The "European Summer" is a rite of passage. You start in London, hop the train to Paris, maybe swing down to Switzerland, and end up in Italy. It sounds dreamy until you look at your bank statement.
Suddenly, you have paid for a round of pints in Pounds (£), a museum ticket in Euros (€), and a fondue dinner in Swiss Francs (CHF).
Then your friend Bob, who lives in Chicago and thinks in US Dollars, wants to know exactly how much he owes you for his share of the fondue.
If you are trying to do this math on the back of a napkin after two glasses of wine, you are going to get it wrong. Nothing kills a post-vacation buzz faster than an argument over exchange rates.
Here is how to manage expenses across multiple countries without needing a degree in international finance.
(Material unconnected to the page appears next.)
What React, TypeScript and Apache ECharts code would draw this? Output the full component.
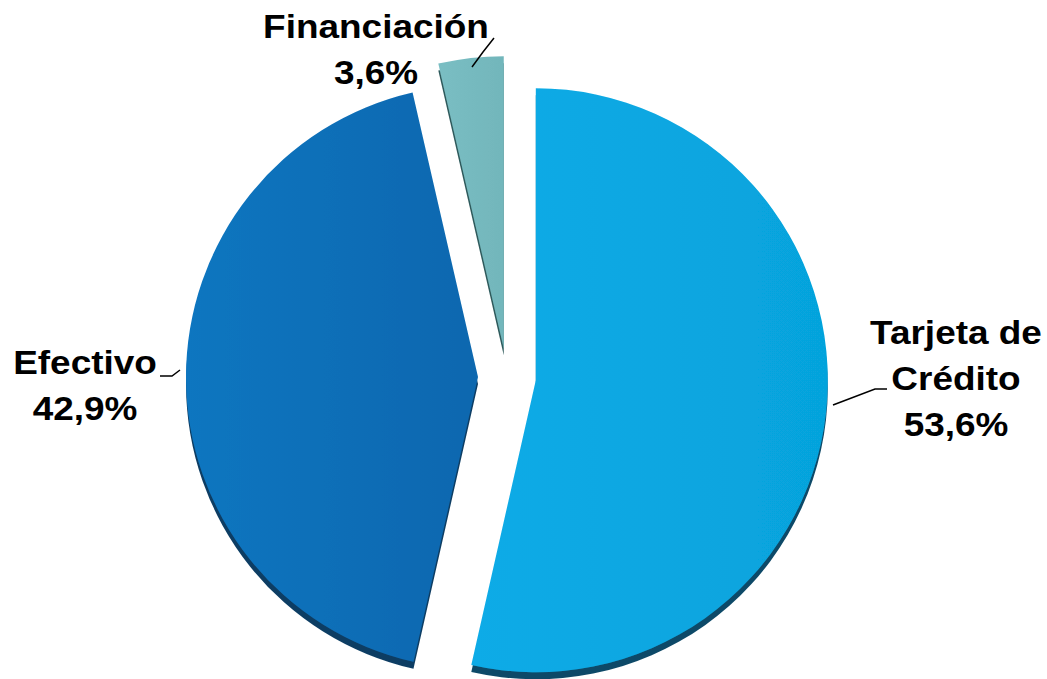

1. Pick a "Home Base" Currency Immediately
Before the plane wheels leave the tarmac, agree on one thing: What currency are we settling up in?
If you all live in the US, the answer is USD. If you are a mix of international friends, pick the most stable currency among you. Usually, that means USD or Euros.
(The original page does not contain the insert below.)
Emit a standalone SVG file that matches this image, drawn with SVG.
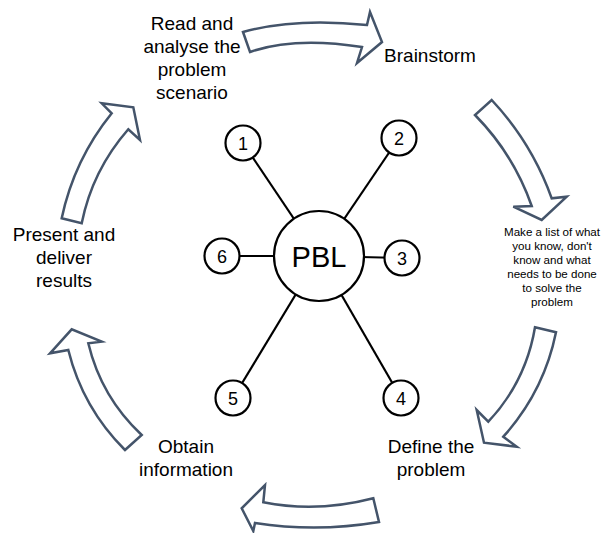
<svg xmlns="http://www.w3.org/2000/svg" width="603" height="533" viewBox="0 0 603 533">
<style>
.arrow{fill:#fff;stroke:#44546A;stroke-width:2.5;stroke-linejoin:miter}
.lbl{font-family:"Liberation Sans",Arial,sans-serif;font-size:19px;fill:#000;text-anchor:middle}
.sm{font-family:"Liberation Sans",Arial,sans-serif;font-size:11.6px;fill:#000;text-anchor:middle}
.num{font-family:"Liberation Sans",Arial,sans-serif;font-size:18px;fill:#000;text-anchor:middle}
.c{fill:#fff;stroke:#000;stroke-width:2.2}
.ln{stroke:#000;stroke-width:2.2}
</style>
<rect width="603" height="533" fill="#fff"/>
<g id="connectors">
<line class="ln" x1="319" y1="256" x2="243" y2="143"/>
<line class="ln" x1="319" y1="256" x2="399" y2="138"/>
<line class="ln" x1="319" y1="256" x2="402" y2="258"/>
<line class="ln" x1="319" y1="256" x2="401" y2="398"/>
<line class="ln" x1="319" y1="256" x2="233" y2="398"/>
<line class="ln" x1="319" y1="256" x2="222" y2="256"/>
</g>
<g id="cycle-arrows">
<path class="arrow" d="M243,32 Q295,17.5 367,25 L370,12 L382,42 L357,63 L362,47 Q294,36.5 250,52 Z"/>
<path class="arrow" d="M491.7,100 Q531.9,142.9 551.7,198.3 L566.7,196.7 L541.7,220 L513.3,206.7 L531.7,206 Q513.6,154.2 475,115 Z"/>
<path class="arrow" d="M535,327.3 L556,332.3 Q543.9,391.7 503.3,436.7 L516.7,446.7 L484,442.7 L476.7,410 L488.3,421.7 Q525.9,381.7 535,327.3 Z"/>
<path class="arrow" d="M373.3,498.3 Q317,513 263.3,502.3 L265,485 L241.7,508.3 L253.3,531 L255,523 Q317,532.5 379,522 Z"/>
<path class="arrow" d="M125,450 L141.7,435 Q101.2,397.2 88.3,343.3 L101.7,341.7 L71.7,329.3 L50,353.3 L68.3,350 Q82.7,407.9 125,450 Z"/>
<path class="arrow" d="M61.7,218.3 Q74.1,159.8 111.7,113.3 L101.7,103.3 L133.3,107.3 L140,140 L128.3,129.3 Q92.4,170.3 81.7,223.3 Z"/>
</g>
<g id="pbl">
<circle class="c" cx="319" cy="256" r="45"/>
<text x="319" y="267" font-family="Liberation Sans,Arial,sans-serif" font-size="29" text-anchor="middle">PBL</text>
</g>
<g id="n1"><circle class="c" cx="243" cy="143" r="17.5"/><text class="num" x="243" y="150">1</text></g>
<g id="n2"><circle class="c" cx="399" cy="138" r="17.5"/><text class="num" x="399" y="145">2</text></g>
<g id="n3"><circle class="c" cx="402" cy="258" r="17.5"/><text class="num" x="402" y="265">3</text></g>
<g id="n4"><circle class="c" cx="401" cy="398" r="17.5"/><text class="num" x="401" y="405">4</text></g>
<g id="n5"><circle class="c" cx="233" cy="398" r="17.5"/><text class="num" x="233" y="405">5</text></g>
<g id="n6"><circle class="c" cx="222" cy="256" r="17.5"/><text class="num" x="222" y="263">6</text></g>
<g id="step-read">
<text class="lbl" x="192" y="30">Read and</text>
<text class="lbl" x="192" y="53">analyse the</text>
<text class="lbl" x="192" y="76">problem</text>
<text class="lbl" x="192" y="99">scenario</text>
</g>
<g id="step-brainstorm"><text class="lbl" x="430" y="62">Brainstorm</text></g>
<g id="step-list">
<text class="sm" x="552" y="236">Make a list of what</text>
<text class="sm" x="552" y="250">you know, don't</text>
<text class="sm" x="552" y="264">know and what</text>
<text class="sm" x="552" y="278">needs to be done</text>
<text class="sm" x="552" y="292">to solve the</text>
<text class="sm" x="552" y="306">problem</text>
</g>
<g id="step-define">
<text class="lbl" x="431" y="453">Define the</text>
<text class="lbl" x="431" y="476">problem</text>
</g>
<g id="step-obtain">
<text class="lbl" x="186" y="453">Obtain</text>
<text class="lbl" x="186" y="476">information</text>
</g>
<g id="step-present">
<text class="lbl" x="64" y="241">Present and</text>
<text class="lbl" x="64" y="264">deliver</text>
<text class="lbl" x="64" y="287">results</text>
</g>
</svg>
The mistake groups make is trying to pay back "like for like." If Alice pays 50 Euros for dinner, Bob shouldn't try to hand her 50 Euros in cash three days later. Why? Because Alice doesn't want loose change. She wants the money back in her bank account to pay her credit card bill.
The Rule: Convert everything to the Home Base currency instantly.
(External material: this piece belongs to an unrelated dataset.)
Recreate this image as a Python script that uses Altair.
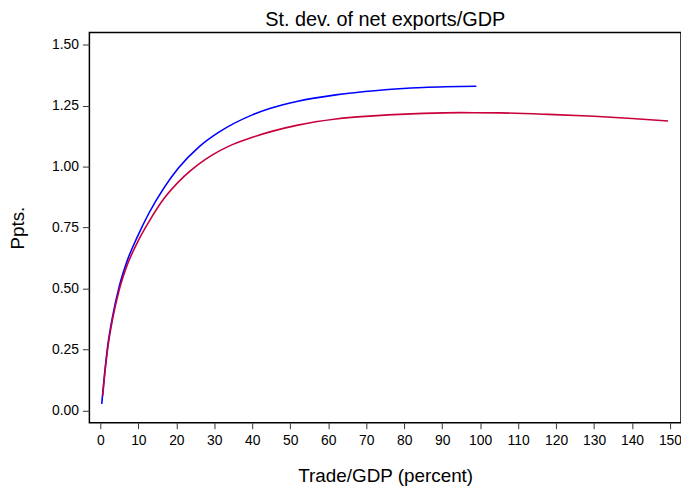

2. Stop Paying with Cash (Seriously)
I know. It looks cool to peel off bills from a stack of colorful foreign money, but cash is the enemy of group accounting.
If you pay for a group taxi with cash, there is no digital paper trail. Even worse, you usually end up with a pocket full of heavy coins that you can’t exchange back when you get home.
The Strategy: Designate one person to pay for the big ticket items on a credit card. It’s cleaner, trackable, and you get the points. Save the cash for your personal gelato habit.
3. Don't "Guesstimate" the Exchange Rate
"The Euro is basically 1-to-1 with the Dollar, right?"
That sentence is the famous last words of a man who lost $200.
Exchange rates fluctuate daily. If you spent £100 on theater tickets on Tuesday, the cost in Dollars is different than it is on Friday. When you try to "ballpark" it, someone always loses money.
The Fix: Use the rate from the day of the transaction. Don't look it up a week later when you're back home.
4. Use a Tool That Does the Math For You
Okay, this is the part where we stop pretending you are going to do this manually. You are on vacation. You should be looking at the Colosseum, not a calculator app.
The easiest way to handle this is to log the expense exactly as it happened. If the bill was 4,500 Japanese Yen, type "4,500 JPY" into your planning app.
(Shameless plug: We just updated PlanAwesome to handle this specifically. You can now select the currency for every single expense, whether it's Mexican Pesos or Thai Baht, and our system automatically pulls the daily exchange rate and converts it to your group's base currency. No math required.)
5. The "One-Way" Settlement Rule
The biggest headache in multi-country trips is the "debt loop."
You owe Alice €20. Alice owes you £15. Bob owes you both $10.
Do not try to swap money back and forth for every little coffee. Wait until the very end of the trip. Let the expenses pile up in the app. At the end, let the algorithm simplify the debt so that maybe, just maybe, you only have to make one payment to one person to settle everything.
The Bottom Line Traveling to multiple countries is an adventure, but managing the money shouldn't be.
Don't let mental math ruin the magic. Log the expense in the local currency, let the technology handle the conversion, and focus on more important things. Like figuring out how to say "Check, please" in three different languages.